> Exercise directions
Among the entries below, copy only the span from the line containing "Generate a Python" through the line containing "travel_pristine = [85, 88, 82, 76, 70, 38, 21]". Do so exactly, and skip the pictures.

> Recorded data
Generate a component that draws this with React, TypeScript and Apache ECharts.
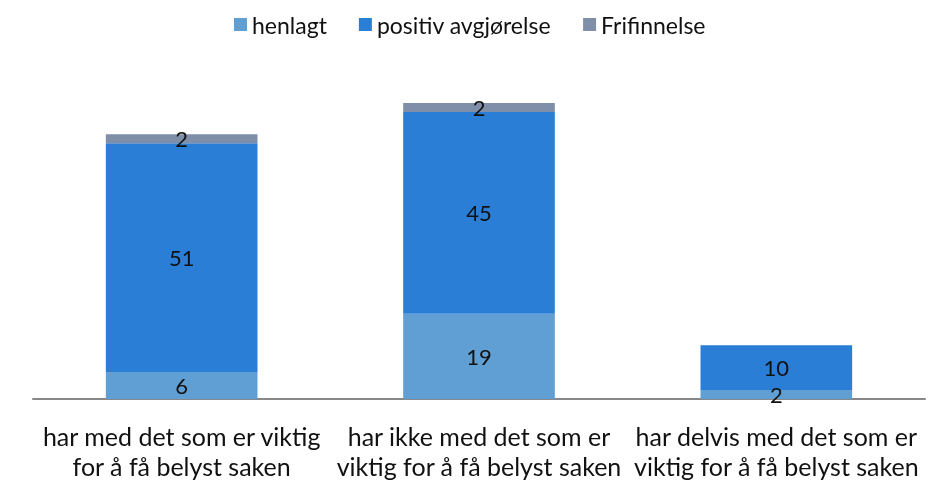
import React, { useEffect, useRef } from "react";
import * as echarts from "echarts";

const categories = [
  "har med det som er viktig\nfor å få belyst saken",
  "har ikke med det som er\nviktig for å få belyst saken",
  "har delvis med det som er\nviktig for å få belyst saken",
];
const henlagt = [6, 19, 2];
const positiv = [51, 45, 10];
const frifinnelse = [2, 2, 0];

export default function App() {
  const ref = useRef<HTMLDivElement>(null);
  useEffect(() => {
    if (!ref.current) return;
    const chart = echarts.init(ref.current, undefined, { renderer: "svg" });
    const font = "Lato, 'Open Sans', sans-serif";
    const label = {
      show: true,
      position: "inside",
      color: "#111",
      fontSize: 22,
      fontFamily: font,
      formatter: (p: any) => (p.value ? String(p.value) : ""),
    };
    chart.setOption({
      animation: false,
      legend: {
        top: 8,
        left: 229,
        itemWidth: 13,
        itemHeight: 13,
        itemGap: 32,
        icon: "rect",
        textStyle: { fontSize: 23, fontFamily: font, color: "#111" },
        data: ["henlagt", "positiv avgjørelse", "Frifinnelse"],
      },
      grid: { left: 33, right: 18, top: 85, bottom: 94, containLabel: false },
      xAxis: {
        type: "category",
        data: categories,
        axisLine: { lineStyle: { color: "#888", width: 2 } },
        axisTick: { show: false },
        axisLabel: {
          fontSize: 25,
          fontFamily: font,
          color: "#111",
          lineHeight: 30,
          margin: 22,
          interval: 0,
        },
      },
      yAxis: {
        type: "value",
        min: 0,
        max: 70,
        show: false,
        splitLine: { show: false },
      },
      series: [
        {
          name: "henlagt",
          type: "bar",
          stack: "a",
          barWidth: "51%",
          data: henlagt,
          itemStyle: { color: "#5F9FD4" },
          label,
        },
        {
          name: "positiv avgjørelse",
          type: "bar",
          stack: "a",
          data: positiv,
          itemStyle: { color: "#2A7ED6" },
          label,
        },
        {
          name: "Frifinnelse",
          type: "bar",
          stack: "a",
          data: frifinnelse,
          itemStyle: { color: "#7F8FA9" },
          label,
        },
      ],
    });
    return () => chart.dispose();
  }, []);
  return (
    <div
      ref={ref}
      style={{ position: "fixed", left: 0, top: 0, width: 943, height: 493 }}
    />
  );
}
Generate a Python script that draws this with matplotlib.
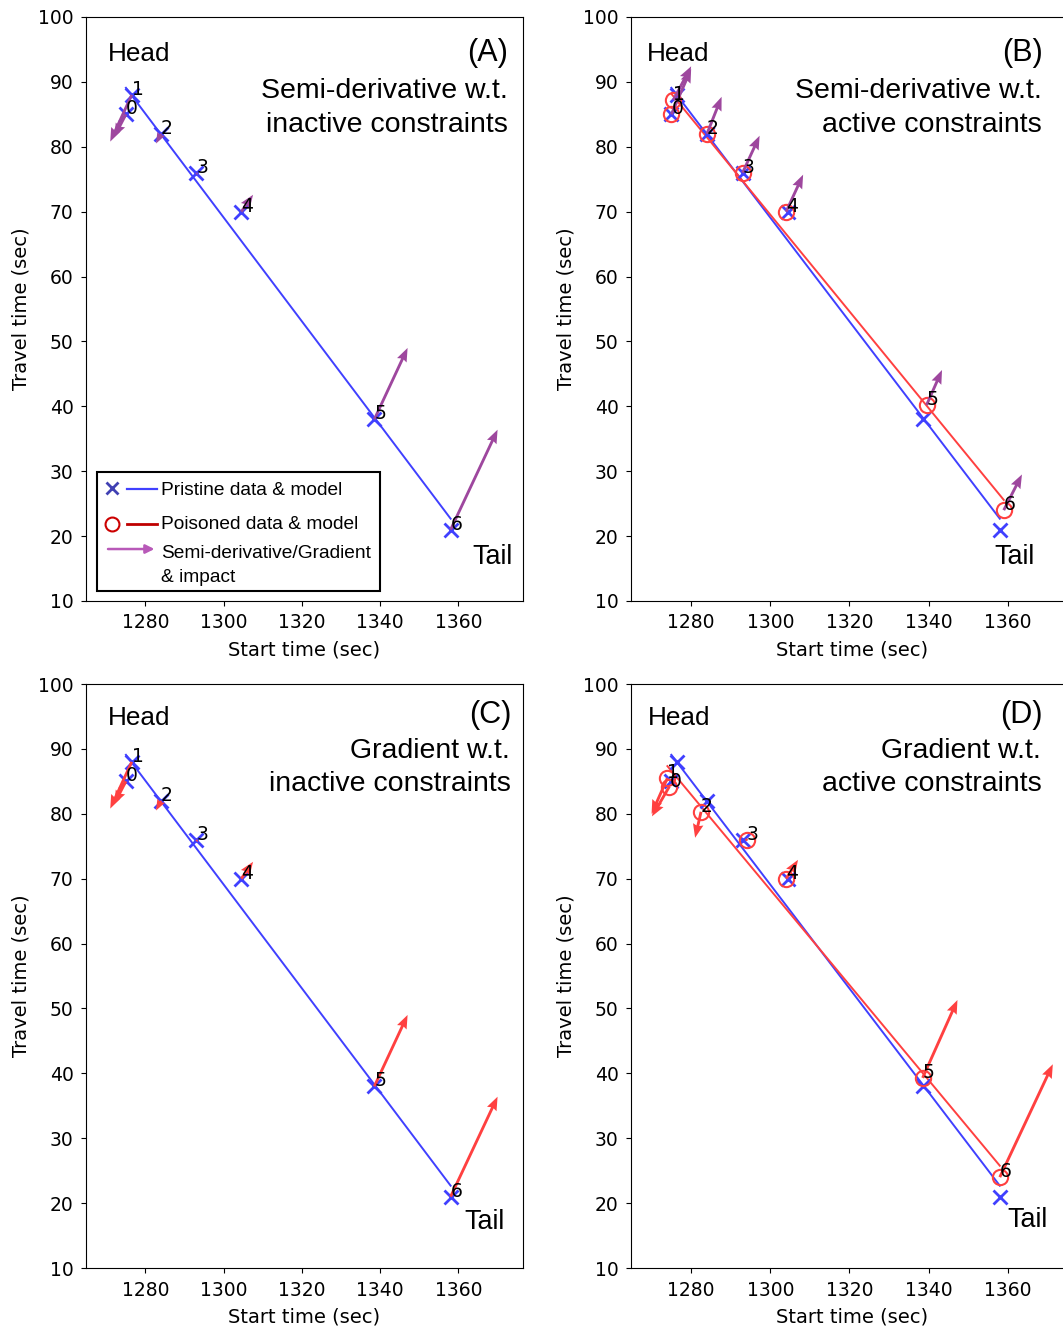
import numpy as np
import matplotlib.pyplot as plt

# data
start_pristine = [1275, 1276.5, 1284, 1293, 1304.5, 1338.5, 1358]
travel_pristine = [85, 88, 82, 76, 70, 38, 21]

start_poison_b = [1275, 1275.5, 1284, 1293, 1304, 1339.5, 1359]
travel_poison_b = [85, 87.2, 82, 76, 70, 40.2, 24]

start_poison_d = [1274.5, 1274, 1282.5, 1294, 1304, 1338.5, 1358]
travel_poison_d = [84.2, 85.5, 80.3, 76, 70, 39.3, 24]

# semi-derivative / gradient vectors at each point
du_inactive = [-3, -5.5, -1.3, 0.4, 3, 8.5, 12]
dv_inactive = [-3.5, -7.2, -1.5, -0.4, 2.6, 11, 15.4]
du_semi_active = [5, 4.5, 3.7, 4.3, 4.3, 3.9, 4.6]
dv_semi_active = [7, 5.2, 5.7, 5.7, 5.7, 5.4, 5.5]
du_grad_active = [-4.4, -4, -1.5, 0.3, 3, 8.8, 13.4]
dv_grad_active = [-4.6, -5.5, -4, 0.3, 2.9, 12, 17.4]

x_ticks = [1280, 1300, 1320, 1340, 1360]
y_ticks = [10, 20, 30, 40, 50, 60, 70, 80, 90, 100]

BLUE = (0.25, 0.25, 1.0)
RED = (1.0, 0.25, 0.25)
PURPLE = (0.62, 0.28, 0.62)
SANS = 'Liberation Sans'

W, H = 1063, 1328
fig = plt.figure(figsize=(W / 100, H / 100), dpi=100)


def fit_line(x, y):
    k, b = np.polyfit(x, y, 1)
    xs = np.array([min(x), max(x)])
    return xs, k * xs + b


def draw_panel(rect, poison, du, dv, acol, tag, line1, line2, txt):
    ax = fig.add_axes(rect)
    px, py = fit_line(start_pristine, travel_pristine)
    ax.plot(px, py, color=BLUE, lw=1.4, zorder=2)
    ax.plot(start_pristine, travel_pristine, 'x', color=BLUE, ms=9.5, mew=2, zorder=3)
    if poison is not None:
        qx, qy = poison
        lx, ly = fit_line(qx, qy)
        ax.plot(lx, ly, color=RED, lw=1.4, zorder=2)
        ax.plot(qx, qy, 'o', mfc='none', mec=RED, ms=11, mew=1.5, zorder=3)
    else:
        qx, qy = start_pristine, travel_pristine
    ax.quiver(qx, qy, du, dv, angles='xy', scale_units='xy', scale=1,
              color=acol, width=0.0065, headwidth=3.7, headlength=4.8,
              headaxislength=4.3, zorder=4)
    for i, (x, y) in enumerate(zip(qx, qy)):
        ax.text(x, y, str(i), fontsize=13.5, zorder=5)

    ax.set_xlim(1264.8, 1376.5)
    ax.set_ylim(10, 100)
    ax.set_xticks(x_ticks)
    ax.set_yticks(y_ticks)
    ax.tick_params(labelsize=13.5, pad=5.5)
    ax.set_xlabel('Start time (sec)', fontsize=14, labelpad=6)
    ax.set_ylabel('Travel time (sec)', fontsize=14, labelpad=5)

    (hx, hy), (tx, ty), (l1x, l1y), (l2x, l2y), (kx, ky) = txt
    ax.text(hx, hy, 'Head', transform=ax.transAxes, fontsize=18.8, family=SANS)
    ax.text(tx, ty, tag, transform=ax.transAxes, fontsize=22, family=SANS, ha='right')
    ax.text(l1x, l1y, line1, transform=ax.transAxes, fontsize=20.5, family=SANS, ha='right')
    ax.text(l2x, l2y, line2, transform=ax.transAxes, fontsize=20.5, family=SANS, ha='right')
    ax.text(kx, ky, 'Tail', transform=ax.transAxes, fontsize=19.4, family=SANS, ha='right')
    return ax


top_b = 1 - 601 / H
bot_b = 1 - 1268 / H
ah = 584 / H

ax_a = draw_panel([86 / W, top_b, 437 / W, ah], None, du_inactive, dv_inactive, PURPLE,
                  '(A)', 'Semi-derivative w.t.', 'inactive constraints',
                  [(0.05, 0.924), (0.966, 0.924), (0.966, 0.862), (0.966, 0.803), (0.977, 0.064)])
draw_panel([631 / W, top_b, 442 / W, ah], (start_poison_b, travel_poison_b),
           du_semi_active, dv_semi_active, PURPLE,
           '(B)', 'Semi-derivative w.t.', 'active constraints',
           [(0.036, 0.924), (0.932, 0.924), (0.930, 0.862), (0.930, 0.803), (0.914, 0.064)])
draw_panel([86 / W, bot_b, 437 / W, ah], None, du_inactive, dv_inactive, RED,
           '(C)', 'Gradient w.t.', 'inactive constraints',
           [(0.05, 0.930), (0.973, 0.934), (0.970, 0.874), (0.973, 0.816), (0.959, 0.067)])
draw_panel([631 / W, bot_b, 442 / W, ah], (start_poison_d, travel_poison_d),
           du_grad_active, dv_grad_active, RED,
           '(D)', 'Gradient w.t.', 'active constraints',
           [(0.038, 0.930), (0.932, 0.934), (0.928, 0.874), (0.930, 0.816), (0.943, 0.070)])

# hand-drawn legend box in panel A
tr = ax_a.transAxes
ax_a.add_patch(plt.Rectangle((0.025, 0.017), 0.648, 0.204, transform=tr,
                             fill=True, fc='white', ec='black', lw=1.5, zorder=6))
ax_a.plot([0.06], [0.193], 'x', color=(0.25, 0.25, 0.7), ms=8, mew=2, transform=tr, zorder=7)
ax_a.plot([0.094, 0.163], [0.191, 0.191], color=BLUE, lw=1.6, transform=tr, zorder=7)
ax_a.plot([0.06], [0.131], 'o', mfc='none', mec=(0.8, 0, 0), ms=10, mew=1.5, transform=tr, zorder=7)
ax_a.plot([0.094, 0.163], [0.131, 0.131], color=(0.75, 0, 0), lw=2, transform=tr, zorder=7)
ax_a.annotate('', xy=(0.163, 0.089), xytext=(0.044, 0.089), xycoords=tr,
              arrowprops=dict(arrowstyle='-|>', color=(0.72, 0.35, 0.72), lw=1.8,
                              mutation_scale=13), zorder=7)
leg_txt = dict(transform=tr, fontsize=13.8, family=SANS, va='center', zorder=7)
ax_a.text(0.172, 0.190, 'Pristine data & model', **leg_txt)
ax_a.text(0.172, 0.131, 'Poisoned data & model', **leg_txt)
ax_a.text(0.172, 0.081, 'Semi-derivative/Gradient', **leg_txt)
ax_a.text(0.172, 0.040, '& impact', **leg_txt)

fig.savefig('out.png', dpi=100)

> Task solution
Generate a Python script that draws this with matplotlib.
import numpy as np
import matplotlib.pyplot as plt

# data
start_pristine = [1275, 1276.5, 1284, 1293, 1304.5, 1338.5, 1358]
travel_pristine = [85, 88, 82, 76, 70, 38, 21]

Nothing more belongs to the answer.